Digital zoom and electronic image stabilization (or EIS) are two increasingly popular camcorder features intimately tied to the resolution of the CCD. Both discard the outer edges of the CCD image, enlarging a smaller portion to fill the screen. Since this forces the camcorder to make an image from fewer pixels (effectively throwing away some resolution), the pixel count of the CCD determines the resulting image quality.
Electronic image stabilization crops in on roughly 90 percent of the CCD image, expanding it to fit the screen. If the camcorder moves due to camera shake, the EIS circuit changes the inner portion of the pixels sampled to counteract the movement. When the active portion of the CCD reaches the edge of the sensor, EIS cant compensate for any further movement.
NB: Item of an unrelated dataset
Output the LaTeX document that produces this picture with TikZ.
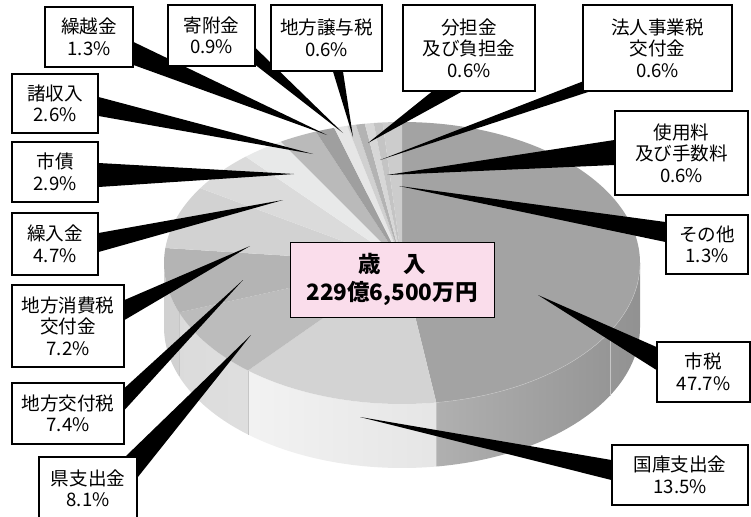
\documentclass[tikz,border=0pt]{standalone}
\usepackage{fontspec}
\setmainfont{Noto Sans CJK JP}
\definecolor{cShizei}{HTML}{A3A3A3}
\definecolor{cKokko}{HTML}{D3D3D3}
\definecolor{cKenshi}{HTML}{BCBCBC}
\definecolor{cKoufuzei}{HTML}{B4B4B4}
\definecolor{cShouhizei}{HTML}{D2D2D2}
\definecolor{cKurire}{HTML}{DBDBDB}
\definecolor{cShisai}{HTML}{E8E9E9}
\definecolor{cShoshu}{HTML}{BABABA}
\definecolor{cKurikoshi}{HTML}{9F9F9F}
\definecolor{cKifu}{HTML}{E6E6E6}
\definecolor{cJouyo}{HTML}{D0D0D0}
\definecolor{cBuntan}{HTML}{B3B3B3}
\definecolor{cHoujin}{HTML}{D7D7D7}
\definecolor{cShiyou}{HTML}{C4C4C4}
\definecolor{cSonota}{HTML}{CCCCCC}
\definecolor{cPink}{HTML}{FADDEB}
\pgfdeclarelayer{wedgelayer}
\pgfsetlayers{wedgelayer,main}
\begin{document}
\begin{tikzpicture}[x=1pt,y=-1pt,
    lbl/.style={draw,fill=white,line width=1.1pt,align=center,inner sep=0pt,font=\fontsize{18.6}{21.5}\selectfont},
    wedge/.style={fill=black},
    rim/.style={x radius=238,y radius=141},
    seam/.style={draw=gray!45,line width=0.4pt}]
    \useasboundingbox (0,0) rectangle (751,516);
    \coordinate (c) at (402,263);%饼图中心
    \begin{pgfonlayer}{wedgelayer}
    % 侧面
    \shade[left color=black!29,right color=black!43] (c) ++(0:238 and 141) arc[rim,start angle=0,end angle=81.72] -- ++(0,64) arc[rim,start angle=81.72,end angle=0] -- cycle;
    \shade[left color=black!5,right color=black!10] (c) ++(81.72:238 and 141) arc[rim,start angle=81.72,end angle=130.32] -- ++(0,64) arc[rim,start angle=130.32,end angle=81.72] -- cycle;
    \shade[left color=black!14,right color=black!10] (c) ++(130.32:238 and 141) arc[rim,start angle=130.32,end angle=159.48] -- ++(0,64) arc[rim,start angle=159.48,end angle=130.32] -- cycle;
    \fill[black!18] (c) ++(159.48:238 and 141) arc[rim,start angle=159.48,end angle=180] -- ++(0,64) arc[rim,start angle=180,end angle=159.48] -- cycle;
    \draw[seam] (c) ++(29.1:238 and 141) -- ++(0,64);
    \draw[seam] (c) ++(130.32:238 and 141) -- ++(0,64);
    \draw[seam] (c) ++(159.48:238 and 141) -- ++(0,64);
    % 顶面
    \fill[cShizei] (c) -- ++(-90:238 and 141) arc[rim,start angle=-90,end angle=81.72] -- cycle;
    \fill[cKokko] (c) -- ++(81.72:238 and 141) arc[rim,start angle=81.72,end angle=130.32] -- cycle;
    \fill[cKenshi] (c) -- ++(130.32:238 and 141) arc[rim,start angle=130.32,end angle=159.48] -- cycle;
    \fill[cKoufuzei] (c) -- ++(159.48:238 and 141) arc[rim,start angle=159.48,end angle=186.12] -- cycle;
    \fill[cShouhizei] (c) -- ++(186.12:238 and 141) arc[rim,start angle=186.12,end angle=212.04] -- cycle;
    \fill[cKurire] (c) -- ++(212.04:238 and 141) arc[rim,start angle=212.04,end angle=228.96] -- cycle;
    \fill[cShisai] (c) -- ++(228.96:238 and 141) arc[rim,start angle=228.96,end angle=239.4] -- cycle;
    \fill[cShoshu] (c) -- ++(239.4:238 and 141) arc[rim,start angle=239.4,end angle=248.76] -- cycle;
    \fill[cKurikoshi] (c) -- ++(248.76:238 and 141) arc[rim,start angle=248.76,end angle=253.44] -- cycle;
    \fill[cKifu] (c) -- ++(253.44:238 and 141) arc[rim,start angle=253.44,end angle=256.68] -- cycle;
    \fill[cJouyo] (c) -- ++(256.68:238 and 141) arc[rim,start angle=256.68,end angle=258.84] -- cycle;
    \fill[cBuntan] (c) -- ++(258.84:238 and 141) arc[rim,start angle=258.84,end angle=261] -- cycle;
    \fill[cHoujin] (c) -- ++(261:238 and 141) arc[rim,start angle=261,end angle=263.16] -- cycle;
    \fill[cShiyou] (c) -- ++(263.16:238 and 141) arc[rim,start angle=263.16,end angle=265.32] -- cycle;
    \fill[cSonota] (c) -- ++(265.32:238 and 141) arc[rim,start angle=265.32,end angle=270] -- cycle;
    \draw[seam] (c) ++(0:238 and 141) arc[rim,start angle=0,end angle=81.72];%边缘高光
    \end{pgfonlayer}
    % 楔形的尖端
    \coordinate (tShizei) at (538,295);
    \coordinate (tKokko) at (360,417);
    \coordinate (tKenshi) at (251,335);
    \coordinate (tKoufuzei) at (243,280);
    \coordinate (tShouhizei) at (250,246);
    \coordinate (tKurire) at (283,200);
    \coordinate (tShisai) at (294,174);
    \coordinate (tShoshu) at (313,154);
    \coordinate (tKurikoshi) at (327,135);
    \coordinate (tKifu) at (343,133);
    \coordinate (tJouyo) at (353,137);
    \coordinate (tBuntan) at (368,143);
    \coordinate (tHoujin) at (380,160);
    \coordinate (tShiyou) at (387,175);
    \coordinate (tSonota) at (399,186);
    % 标签框
    \node[lbl,minimum width=93pt,minimum height=60pt] (shizei) at (703.5,372) {市税\\47.7\%};
    \node[lbl,minimum width=136pt,minimum height=60pt] (kokko) at (680,475) {国庫支出金\\13.5\%};
    \node[lbl,minimum width=98pt,minimum height=63pt] (kenshi) at (88,488.5) {県支出金\\8.1\%};
    \node[lbl,minimum width=112pt,minimum height=61pt] (koufuzei) at (68,413.5) {地方交付税\\7.4\%};
    \node[lbl,minimum width=112pt,minimum height=82pt] (shouhizei) at (68,326) {地方消費税\\交付金\\7.2\%};
    \node[lbl,minimum width=86pt,minimum height=62pt] (kurire) at (55,244) {繰入金\\4.7\%};
    \node[lbl,minimum width=86pt,minimum height=60pt] (shisai) at (55,172) {市債\\2.9\%};
    \node[lbl,minimum width=86pt,minimum height=59pt] (shoshu) at (55,103.5) {諸収入\\2.6\%};
    \node[lbl,minimum width=88pt,minimum height=60pt] (kurikoshi) at (89,37) {繰越金\\1.3\%};
    \node[lbl,minimum width=87pt,minimum height=61pt] (kifu) at (211.5,35.5) {寄附金\\0.9\%};
    \node[lbl,minimum width=111pt,minimum height=66pt] (jouyo) at (326.5,38) {地方譲与税\\0.6\%};
    \node[lbl,minimum width=132pt,minimum height=86pt] (buntan) at (469,48) {分担金\\及び負担金\\0.6\%};
    \node[lbl,minimum width=149pt,minimum height=86pt] (houjin) at (657.5,48) {法人事業税\\交付金\\0.6\%};
    \node[lbl,minimum width=133pt,minimum height=84pt] (shiyou) at (681.5,153) {使用料\\及び手数料\\0.6\%};
    \node[lbl,minimum width=82pt,minimum height=59pt] (sonota) at (707,244.5) {その他\\1.3\%};
    % 指示楔形
    \begin{pgfonlayer}{wedgelayer}
    \fill[wedge] (shizei.west) ++(0,-25) -- ++(0,23) -- (tShizei) -- cycle;
    \fill[wedge] (kokko.west) ++(0,-15) -- ++(0,20) -- (tKokko) -- cycle;
    \fill[wedge] (kenshi.north east) ++(-12,0) -- ++(12,21) -- (tKenshi) -- cycle;
    \fill[wedge] (koufuzei.east) ++(0,-25.5) -- ++(0,22) -- (tKoufuzei) -- cycle;
    \fill[wedge] (shouhizei.east) ++(0,-26) -- ++(0,20) -- (tShouhizei) -- cycle;
    \fill[wedge] (kurire.east) ++(0,-11) -- ++(0,19) -- (tKurire) -- cycle;
    \fill[wedge] (shisai.east) ++(0,-9) -- ++(0,24) -- (tShisai) -- cycle;
    \fill[wedge] (shoshu.east) ++(0,-6.5) -- ++(0,19) -- (tShoshu) -- cycle;
    \fill[wedge] (kurikoshi.east) ++(0,5) -- ++(0,23) -- (tKurikoshi) -- cycle;
    \fill[wedge] (kifu.east) ++(0,12.5) -- ++(0,17) -- (tKifu) -- cycle;
    \fill[wedge] (jouyo.south) ++(6.5,0) -- ++(10,0) -- (tJouyo) -- cycle;
    \fill[wedge] (buntan.south) ++(-37,0) -- ++(30,0) -- (tBuntan) -- cycle;
    \fill[wedge] (houjin.south west) ++(0,-10) -- ++(7,10) -- (tHoujin) -- cycle;
    \fill[wedge] (shiyou.west) ++(0,-13) -- ++(0,25) -- (tShiyou) -- cycle;
    \fill[wedge] (sonota.west) ++(0,-22.5) -- ++(0,20) -- (tSonota) -- cycle;
    \end{pgfonlayer}
    \node[draw,fill=cPink,line width=1pt,minimum width=204pt,minimum height=75pt,align=center,inner sep=0pt,font=\bfseries\fontsize{22.5}{28}\selectfont] (sainyuu) at (392,279.5) {歳　入\\229億6,500万円};
\end{tikzpicture}
\end{document}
The functions of EIS are easier to see than to explain.
With some camcorders, enabling EIS causes a noticeable drop in resolution thanks to the reduced number of pixels used to form the image. Manufacturers have compensated for this by equipping certain camcorders with CCDs that have pixels to spare. These ultra-high-resolution CCDs provide ample detail even when discarding 10 or 15 percent of their pixels for EIS. When you enable EIS with such a camcorder, theres no discernible change in image quality.
Digital zoom enlarges smaller and smaller portions of the CCD to simulate tighter focal lengths. At extremely high digital zoom settings (100x, for example) the image may consist of just a few thousand pixels instead of 400,000. The result is a coarse, blocky look, much like that of a mosaic special effect. CCDs with very high pixels counts will offer better digital zoom quality, but every chip has its limits. For the best results from a digital zoom, use it in moderation. If you cant afford any reduction in image resolution, dont use it at all.